[WHAT IS ASKED] Will you extract the entries word for word? Images should not appear in the copy.

Source code of charts
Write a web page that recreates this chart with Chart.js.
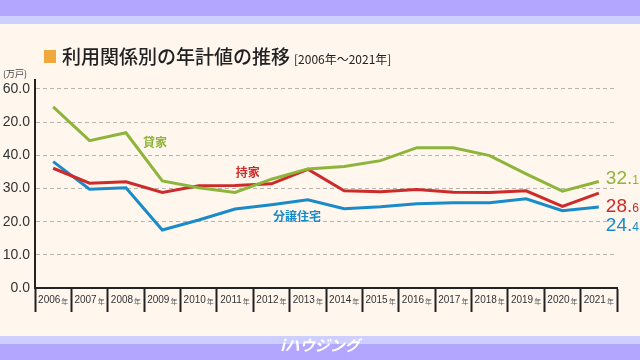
<!DOCTYPE html>
<html lang="ja">
<head>
  <meta charset="UTF-8">
  <title>利用関係別の年計値の推移</title>
  <script src="https://cdn.jsdelivr.net/npm/chart.js"></script>
  <style>
    html, body { margin: 0; padding: 0; background: #fff6ee; }
    #wrap { width: 640px; height: 360px; }
  </style>
</head>
<body>
<div id="wrap"><canvas id="houseChart" width="640" height="360"></canvas></div>

<script>
  // 年
  const years = ["2006", "2007", "2008", "2009", "2010", "2011", "2012", "2013",
    "2014", "2015", "2016", "2017", "2018", "2019", "2020", "2021"];

  // 万戸
  const rental = [54.6, 44.4, 46.8, 32.3, 30.2, 28.8, 32.8, 35.9,
    36.6, 38.4, 42.3, 42.3, 39.9, 34.4, 29.2, 32.1];
  const owned = [36.1, 31.6, 32.0, 28.8, 30.8, 30.9, 31.4, 35.8,
    29.3, 29.0, 29.7, 28.9, 28.8, 29.3, 24.6, 28.6];
  const forSale = [38.1, 29.8, 30.2, 17.5, 20.5, 23.8, 25.1, 26.6,
    23.9, 24.5, 25.4, 25.7, 25.7, 26.9, 23.3, 24.4];

  // y軸ラベル（元画像のまま）
  const yTickLabels = ["0.0", "10.0", "20.0", "30.0", "40.0", "20.0", "60.0"];

  const GREEN = "#8db53b";
  const RED = "#cd2b29";
  const BLUE = "#1a8bc9";
  const JP = "'Noto Sans CJK JP', 'Noto Sans', sans-serif";

  const seriesNames = ["貸家", "持家", "分譲住宅"];
  const seriesColors = [GREEN, RED, BLUE];
  // 系列名ラベルの位置（カテゴリ位置, 値）
  const nameAt = [[2.8, 43.8], [5.35, 34.7], [6.7, 21.6]];
  // 右端の数値ラベルの高さ（値）
  const endLabelAt = [33.4, 25.1, 19.3];

  const backdrop = {
    id: "backdrop",
    beforeDraw(chart) {
      const ctx = chart.ctx;
      ctx.save();
      ctx.fillStyle = "#fff6ee";
      ctx.fillRect(0, 0, 640, 360);
      ctx.fillStyle = "#b3a6ff";
      ctx.fillRect(0, 0, 640, 16);
      ctx.fillStyle = "#cdd0ff";
      ctx.fillRect(0, 16, 640, 8);
      ctx.fillStyle = "#cdd0ff";
      ctx.fillRect(0, 336, 640, 8);
      ctx.fillStyle = "#b3a6ff";
      ctx.fillRect(0, 344, 640, 16);

      // logo
      ctx.fillStyle = "#ffffff";
      ctx.font = "italic bold 15px " + JP;
      ctx.textAlign = "center";
      ctx.textBaseline = "middle";
      ctx.fillText("iハウジング", 320, 345);

      // title
      ctx.fillStyle = "#eea83c";
      ctx.fillRect(44, 50, 12, 13);
      ctx.fillStyle = "#222";
      ctx.textAlign = "left";
      ctx.font = "500 19px " + JP;
      ctx.fillText("利用関係別の年計値の推移", 62, 57);
      ctx.font = "12px " + JP;
      ctx.fillText("[2006年～2021年]", 294, 59);

      ctx.fillStyle = "#444";
      ctx.font = "9px " + JP;
      ctx.fillText("(万戸)", 3, 74);
      ctx.restore();
    }
  };

  const decorations = {
    id: "decorations",
    afterDatasetsDraw(chart) {
      const ctx = chart.ctx;
      const xs = chart.scales.x;
      const ys = chart.scales.y;
      ctx.save();
      ctx.textBaseline = "middle";

      // x軸ラベル
      years.forEach((y, i) => {
        const cx = xs.getPixelForValue(i);
        ctx.font = "10px 'Liberation Sans', sans-serif";
        const w1 = ctx.measureText(y).width;
        ctx.font = "7px " + JP;
        const w2 = ctx.measureText("年").width;
        const left = cx - (w1 + 1 + w2) / 2;
        ctx.textAlign = "left";
        ctx.fillStyle = "#333";
        ctx.font = "10px 'Liberation Sans', sans-serif";
        ctx.fillText(y, left, 300);
        ctx.fillStyle = "#555";
        ctx.font = "7px " + JP;
        ctx.fillText("年", left + w1 + 1, 301);
      });

      // 系列名
      ctx.textAlign = "center";
      ctx.font = "bold 12px " + JP;
      seriesNames.forEach((name, k) => {
        ctx.fillStyle = seriesColors[k];
        ctx.fillText(name, xs.getPixelForValue(nameAt[k][0]), ys.getPixelForValue(nameAt[k][1]));
      });

      // 右端の数値
      const lastVals = [rental, owned, forSale].map(s => s[s.length - 1]);
      ctx.textAlign = "left";
      ctx.textBaseline = "alphabetic";
      lastVals.forEach((v, k) => {
        const parts = v.toFixed(1).split(".");
        const x0 = xs.getPixelForValue(years.length - 1) + 7;
        const yb = ys.getPixelForValue(endLabelAt[k]) + 7;
        ctx.fillStyle = seriesColors[k];
        ctx.font = "19px 'Liberation Sans', sans-serif";
        const big = parts[0] + ".";
        ctx.fillText(big, x0, yb);
        const bw = ctx.measureText(big).width;
        ctx.font = "12px 'Liberation Sans', sans-serif";
        ctx.fillText(parts[1], x0 + bw, yb);
      });
      ctx.restore();
    }
  };

  const ctx = document.getElementById("houseChart").getContext("2d");
  const houseChart = new Chart(ctx, {
    type: "line",
    data: {
      labels: years,
      datasets: [
        { label: "貸家", data: rental, borderColor: GREEN },
        { label: "持家", data: owned, borderColor: RED },
        { label: "分譲住宅", data: forSale, borderColor: BLUE }
      ]
    },
    options: {
      responsive: false,
      animation: false,
      layout: { padding: { top: 80, right: 23, left: 0, bottom: 0 } },
      elements: {
        line: { borderWidth: 3, tension: 0, borderCapStyle: "butt" },
        point: { radius: 0, hoverRadius: 0 }
      },
      plugins: {
        legend: { display: false },
        tooltip: { enabled: false },
        title: { display: false }
      },
      scales: {
        x: {
          offset: true,
          grid: {
            offset: true,
            drawOnChartArea: false,
            drawTicks: true,
            tickLength: 24,
            tickColor: "#222",
            tickWidth: 2
          },
          border: { color: "#222", width: 2 },
          ticks: { display: false },
          afterFit(scale) { scale.height = 72; }
        },
        y: {
          min: 0,
          max: 62.7,
          ticks: {
            stepSize: 10,
            includeBounds: false,
            padding: 5,
            color: "#333",
            font: { size: 14, family: "'Liberation Sans', sans-serif" },
            callback: (v) => yTickLabels[Math.round(v / 10)]
          },
          grid: { color: "#b9b4ae", drawTicks: false, lineWidth: 1 },
          border: { color: "#222", width: 2, dash: [4, 3] },
          afterFit(scale) { scale.width = 35; }
        }
      }
    },
    plugins: [backdrop, decorations]
  });
</script>
</body>
</html>
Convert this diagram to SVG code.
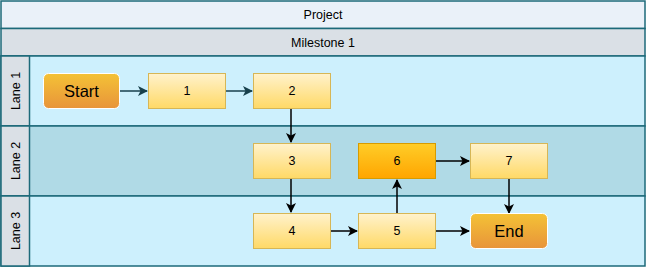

[SOLUTION TO THE EXERCISE]
Write a web page that recreates this chart with Chart.js.
<!DOCTYPE html>
<html lang="ja">
<head>
  <meta charset="UTF-8">
  <title>利用関係別の年計値の推移</title>
  <script src="https://cdn.jsdelivr.net/npm/chart.js"></script>
  <style>
    html, body { margin: 0; padding: 0; background: #fff6ee; }
    #wrap { width: 640px; height: 360px; }
  </style>
</head>
<body>
<div id="wrap"><canvas id="houseChart" width="640" height="360"></canvas></div>

<script>
  // 年
  const years = ["2006", "2007", "2008", "2009", "2010", "2011", "2012", "2013",
    "2014", "2015", "2016", "2017", "2018", "2019", "2020", "2021"];

  // 万戸
  const rental = [54.6, 44.4, 46.8, 32.3, 30.2, 28.8, 32.8, 35.9,
    36.6, 38.4, 42.3, 42.3, 39.9, 34.4, 29.2, 32.1];
  const owned = [36.1, 31.6, 32.0, 28.8, 30.8, 30.9, 31.4, 35.8,
    29.3, 29.0, 29.7, 28.9, 28.8, 29.3, 24.6, 28.6];
  const forSale = [38.1, 29.8, 30.2, 17.5, 20.5, 23.8, 25.1, 26.6,
    23.9, 24.5, 25.4, 25.7, 25.7, 26.9, 23.3, 24.4];

  // y軸ラベル（元画像のまま）
  const yTickLabels = ["0.0", "10.0", "20.0", "30.0", "40.0", "20.0", "60.0"];

  const GREEN = "#8db53b";
  const RED = "#cd2b29";
  const BLUE = "#1a8bc9";
  const JP = "'Noto Sans CJK JP', 'Noto Sans', sans-serif";

  const seriesNames = ["貸家", "持家", "分譲住宅"];
  const seriesColors = [GREEN, RED, BLUE];
  // 系列名ラベルの位置（カテゴリ位置, 値）
  const nameAt = [[2.8, 43.8], [5.35, 34.7], [6.7, 21.6]];
  // 右端の数値ラベルの高さ（値）
  const endLabelAt = [33.4, 25.1, 19.3];

  const backdrop = {
    id: "backdrop",
    beforeDraw(chart) {
      const ctx = chart.ctx;
      ctx.save();
      ctx.fillStyle = "#fff6ee";
      ctx.fillRect(0, 0, 640, 360);
      ctx.fillStyle = "#b3a6ff";
      ctx.fillRect(0, 0, 640, 16);
      ctx.fillStyle = "#cdd0ff";
      ctx.fillRect(0, 16, 640, 8);
      ctx.fillStyle = "#cdd0ff";
      ctx.fillRect(0, 336, 640, 8);
      ctx.fillStyle = "#b3a6ff";
      ctx.fillRect(0, 344, 640, 16);

      // logo
      ctx.fillStyle = "#ffffff";
      ctx.font = "italic bold 15px " + JP;
      ctx.textAlign = "center";
      ctx.textBaseline = "middle";
      ctx.fillText("iハウジング", 320, 345);

      // title
      ctx.fillStyle = "#eea83c";
      ctx.fillRect(44, 50, 12, 13);
      ctx.fillStyle = "#222";
      ctx.textAlign = "left";
      ctx.font = "500 19px " + JP;
      ctx.fillText("利用関係別の年計値の推移", 62, 57);
      ctx.font = "12px " + JP;
      ctx.fillText("[2006年～2021年]", 294, 59);

      ctx.fillStyle = "#444";
      ctx.font = "9px " + JP;
      ctx.fillText("(万戸)", 3, 74);
      ctx.restore();
    }
  };

  const decorations = {
    id: "decorations",
    afterDatasetsDraw(chart) {
      const ctx = chart.ctx;
      const xs = chart.scales.x;
      const ys = chart.scales.y;
      ctx.save();
      ctx.textBaseline = "middle";

      // x軸ラベル
      years.forEach((y, i) => {
        const cx = xs.getPixelForValue(i);
        ctx.font = "10px 'Liberation Sans', sans-serif";
        const w1 = ctx.measureText(y).width;
        ctx.font = "7px " + JP;
        const w2 = ctx.measureText("年").width;
        const left = cx - (w1 + 1 + w2) / 2;
        ctx.textAlign = "left";
        ctx.fillStyle = "#333";
        ctx.font = "10px 'Liberation Sans', sans-serif";
        ctx.fillText(y, left, 300);
        ctx.fillStyle = "#555";
        ctx.font = "7px " + JP;
        ctx.fillText("年", left + w1 + 1, 301);
      });

      // 系列名
      ctx.textAlign = "center";
      ctx.font = "bold 12px " + JP;
      seriesNames.forEach((name, k) => {
        ctx.fillStyle = seriesColors[k];
        ctx.fillText(name, xs.getPixelForValue(nameAt[k][0]), ys.getPixelForValue(nameAt[k][1]));
      });

      // 右端の数値
      const lastVals = [rental, owned, forSale].map(s => s[s.length - 1]);
      ctx.textAlign = "left";
      ctx.textBaseline = "alphabetic";
      lastVals.forEach((v, k) => {
        const parts = v.toFixed(1).split(".");
        const x0 = xs.getPixelForValue(years.length - 1) + 7;
        const yb = ys.getPixelForValue(endLabelAt[k]) + 7;
        ctx.fillStyle = seriesColors[k];
        ctx.font = "19px 'Liberation Sans', sans-serif";
        const big = parts[0] + ".";
        ctx.fillText(big, x0, yb);
        const bw = ctx.measureText(big).width;
        ctx.font = "12px 'Liberation Sans', sans-serif";
        ctx.fillText(parts[1], x0 + bw, yb);
      });
      ctx.restore();
    }
  };

  const ctx = document.getElementById("houseChart").getContext("2d");
  const houseChart = new Chart(ctx, {
    type: "line",
    data: {
      labels: years,
      datasets: [
        { label: "貸家", data: rental, borderColor: GREEN },
        { label: "持家", data: owned, borderColor: RED },
        { label: "分譲住宅", data: forSale, borderColor: BLUE }
      ]
    },
    options: {
      responsive: false,
      animation: false,
      layout: { padding: { top: 80, right: 23, left: 0, bottom: 0 } },
      elements: {
        line: { borderWidth: 3, tension: 0, borderCapStyle: "butt" },
        point: { radius: 0, hoverRadius: 0 }
      },
      plugins: {
        legend: { display: false },
        tooltip: { enabled: false },
        title: { display: false }
      },
      scales: {
        x: {
          offset: true,
          grid: {
            offset: true,
            drawOnChartArea: false,
            drawTicks: true,
            tickLength: 24,
            tickColor: "#222",
            tickWidth: 2
          },
          border: { color: "#222", width: 2 },
          ticks: { display: false },
          afterFit(scale) { scale.height = 72; }
        },
        y: {
          min: 0,
          max: 62.7,
          ticks: {
            stepSize: 10,
            includeBounds: false,
            padding: 5,
            color: "#333",
            font: { size: 14, family: "'Liberation Sans', sans-serif" },
            callback: (v) => yTickLabels[Math.round(v / 10)]
          },
          grid: { color: "#b9b4ae", drawTicks: false, lineWidth: 1 },
          border: { color: "#222", width: 2, dash: [4, 3] },
          afterFit(scale) { scale.width = 35; }
        }
      }
    },
    plugins: [backdrop, decorations]
  });
</script>
</body>
</html>
Convert this diagram to SVG code.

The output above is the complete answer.